- **Work to be completed**
Copy all of the material word for word, except for the pictures.

- **Provided material**
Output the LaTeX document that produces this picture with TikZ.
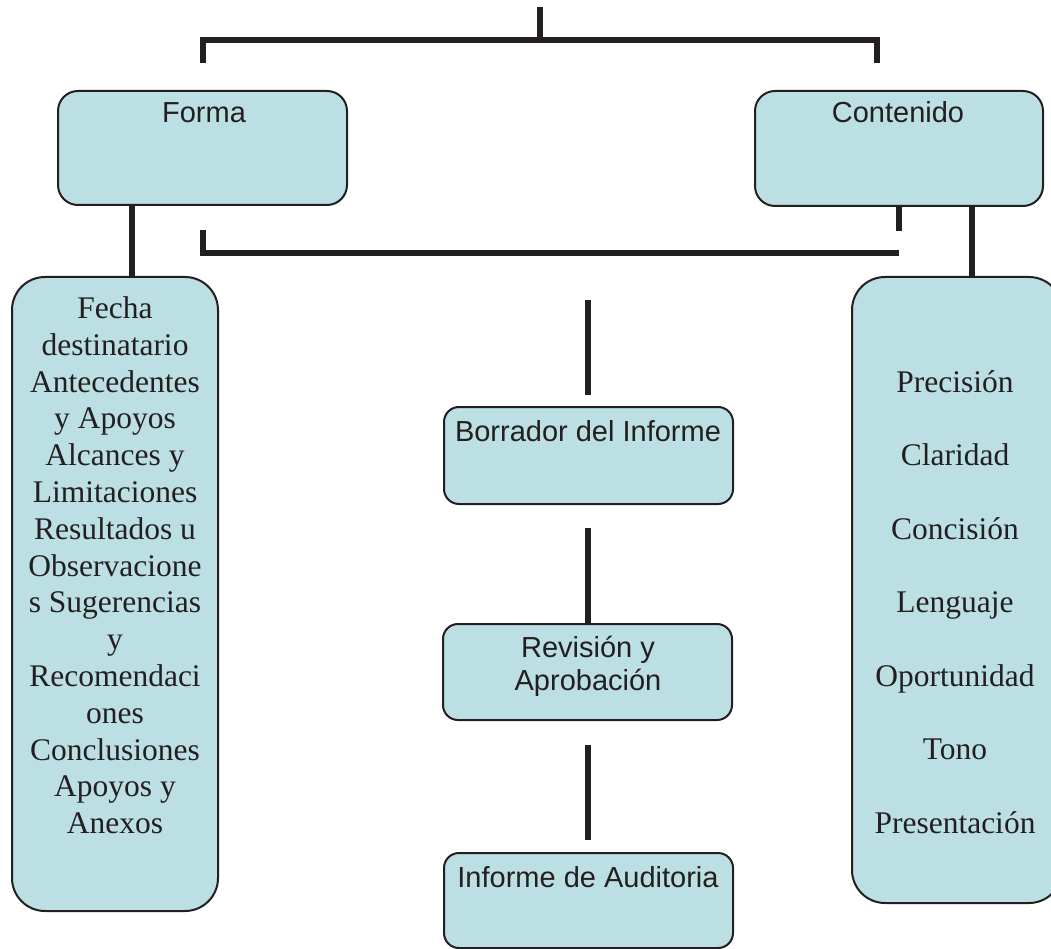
\documentclass[tikz,border=0pt]{standalone}
\usepackage{fontspec}
\newfontfamily\boxsans{Liberation Sans}
\newfontfamily\boxserif{Liberation Serif}
\definecolor{boxfill}{RGB}{188,223,227}
\definecolor{ink}{RGB}{35,31,32}

\begin{document}
\begin{tikzpicture}[x=1pt,y=-1pt,
  box/.style={draw=ink, line width=2pt, fill=boxfill, rectangle, inner sep=0pt},
  conn/.style={draw=ink, line width=5.5pt},
  sanslbl/.style={font=\boxsans\fontsize{29}{33}\selectfont, text=ink, inner sep=0pt, align=center},
  seriflbl/.style={text=ink, inner sep=0pt, align=center}
]
\useasboundingbox (0,0) rectangle (1051,949);

% upper row: the two main categories
\node[box, rounded corners=20pt, minimum width=289pt, minimum height=114pt] (forma) at (202.5,148) {};
\node[box, rounded corners=20pt, minimum width=288pt, minimum height=115pt] (contenido) at (899,148.5) {};
\node[sanslbl, anchor=base] (formaT) at (204,123) {Forma};
\node[sanslbl, anchor=base] (contenidoT) at (898,123) {Contenido};

% side columns with the detail lists
\node[box, rounded corners=33pt, minimum width=206pt, minimum height=634pt] (fecha) at (115,594) {};
\node[box, rounded corners=33pt, minimum width=210pt, minimum height=626pt] (calidad) at (957,590) {};

\node[seriflbl, anchor=north, font=\boxserif\fontsize{31.5}{36.8}\selectfont] (fechaT) at (115,296.5)
  {Fecha\\destinatario\\Antecedentes\\y Apoyos\\Alcances y\\Limitaciones\\Resultados u\\Observacione\\s Sugerencias\\y\\Recomendaci\\ones\\Conclusiones\\Apoyos y\\Anexos};
\node[seriflbl, anchor=north, font=\boxserif\fontsize{31.5}{73.5}\selectfont] (calidadT) at (955,370.3)
  {Precisión\\Claridad\\Concisión\\Lenguaje\\Oportunidad\\Tono\\Presentación};

% central sequence of steps
\node[box, rounded corners=15pt, minimum width=289pt, minimum height=97pt] (borrador) at (588.5,455.5) {};
\node[box, rounded corners=15pt, minimum width=289pt, minimum height=96pt] (revision) at (587.5,672) {};
\node[box, rounded corners=15pt, minimum width=289pt, minimum height=95pt] (informe) at (588.5,900.5) {};
\node[sanslbl, anchor=base] (borradorT) at (588,441) {Borrador del Informe};
\node[sanslbl, anchor=north] (revisionT) at (588,635.5) {Revisión y\\Aprobación};
\node[sanslbl, anchor=base] (informeT) at (588,887) {Informe de Auditoria};

% top bracket
\coordinate (stem) at (540,7);
\coordinate (tkL) at (203,63);
\coordinate (tkR) at (877,63);
\draw[conn] (stem) -- ++(0,33);
\draw[conn] (tkL) -- ++(0,-23) -| (tkR);

% lower bracket between the categories
\coordinate (lbL) at (203,230);
\coordinate (lbR) at (899,253);
\draw[conn] (lbL) |- (lbR);
\draw[conn] (contenido.south -| lbR) -- ++(0,24);

% links from categories to their lists
\coordinate (fx) at (132,0);
\coordinate (cx) at (972,0);
\draw[conn] (forma.south -| fx) -- (fecha.north -| fx);
\draw[conn] (contenido.south -| cx) -- (calidad.north -| cx);

% central links
\coordinate (c1a) at (588,300);
\coordinate (c1b) at (588,395);
\coordinate (c2a) at (588,528);
\coordinate (c3a) at (588,745);
\coordinate (c3b) at (588,840);
\draw[conn] (c1a) -- (c1b);
\draw[conn] (c2a) -- (revision.north -| c2a);
\draw[conn] (c3a) -- (c3b);
\end{tikzpicture}
\end{document}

- **Task answer**
Output the LaTeX document that produces this picture with TikZ.
\documentclass[tikz,border=0pt]{standalone}
\usepackage{fontspec}
\newfontfamily\boxsans{Liberation Sans}
\newfontfamily\boxserif{Liberation Serif}
\definecolor{boxfill}{RGB}{188,223,227}
\definecolor{ink}{RGB}{35,31,32}

\begin{document}
\begin{tikzpicture}[x=1pt,y=-1pt,
  box/.style={draw=ink, line width=2pt, fill=boxfill, rectangle, inner sep=0pt},
  conn/.style={draw=ink, line width=5.5pt},
  sanslbl/.style={font=\boxsans\fontsize{29}{33}\selectfont, text=ink, inner sep=0pt, align=center},
  seriflbl/.style={text=ink, inner sep=0pt, align=center}
]
\useasboundingbox (0,0) rectangle (1051,949);

% upper row: the two main categories
\node[box, rounded corners=20pt, minimum width=289pt, minimum height=114pt] (forma) at (202.5,148) {};
\node[box, rounded corners=20pt, minimum width=288pt, minimum height=115pt] (contenido) at (899,148.5) {};
\node[sanslbl, anchor=base] (formaT) at (204,123) {Forma};
\node[sanslbl, anchor=base] (contenidoT) at (898,123) {Contenido};

% side columns with the detail lists
\node[box, rounded corners=33pt, minimum width=206pt, minimum height=634pt] (fecha) at (115,594) {};
\node[box, rounded corners=33pt, minimum width=210pt, minimum height=626pt] (calidad) at (957,590) {};

\node[seriflbl, anchor=north, font=\boxserif\fontsize{31.5}{36.8}\selectfont] (fechaT) at (115,296.5)
  {Fecha\\destinatario\\Antecedentes\\y Apoyos\\Alcances y\\Limitaciones\\Resultados u\\Observacione\\s Sugerencias\\y\\Recomendaci\\ones\\Conclusiones\\Apoyos y\\Anexos};
\node[seriflbl, anchor=north, font=\boxserif\fontsize{31.5}{73.5}\selectfont] (calidadT) at (955,370.3)
  {Precisión\\Claridad\\Concisión\\Lenguaje\\Oportunidad\\Tono\\Presentación};

% central sequence of steps
\node[box, rounded corners=15pt, minimum width=289pt, minimum height=97pt] (borrador) at (588.5,455.5) {};
\node[box, rounded corners=15pt, minimum width=289pt, minimum height=96pt] (revision) at (587.5,672) {};
\node[box, rounded corners=15pt, minimum width=289pt, minimum height=95pt] (informe) at (588.5,900.5) {};
\node[sanslbl, anchor=base] (borradorT) at (588,441) {Borrador del Informe};
\node[sanslbl, anchor=north] (revisionT) at (588,635.5) {Revisión y\\Aprobación};
\node[sanslbl, anchor=base] (informeT) at (588,887) {Informe de Auditoria};

% top bracket
\coordinate (stem) at (540,7);
\coordinate (tkL) at (203,63);
\coordinate (tkR) at (877,63);
\draw[conn] (stem) -- ++(0,33);
\draw[conn] (tkL) -- ++(0,-23) -| (tkR);

% lower bracket between the categories
\coordinate (lbL) at (203,230);
\coordinate (lbR) at (899,253);
\draw[conn] (lbL) |- (lbR);
\draw[conn] (contenido.south -| lbR) -- ++(0,24);

% links from categories to their lists
\coordinate (fx) at (132,0);
\coordinate (cx) at (972,0);
\draw[conn] (forma.south -| fx) -- (fecha.north -| fx);
\draw[conn] (contenido.south -| cx) -- (calidad.north -| cx);

% central links
\coordinate (c1a) at (588,300);
\coordinate (c1b) at (588,395);
\coordinate (c2a) at (588,528);
\coordinate (c3a) at (588,745);
\coordinate (c3b) at (588,840);
\draw[conn] (c1a) -- (c1b);
\draw[conn] (c2a) -- (revision.north -| c2a);
\draw[conn] (c3a) -- (c3b);
\end{tikzpicture}
\end{document}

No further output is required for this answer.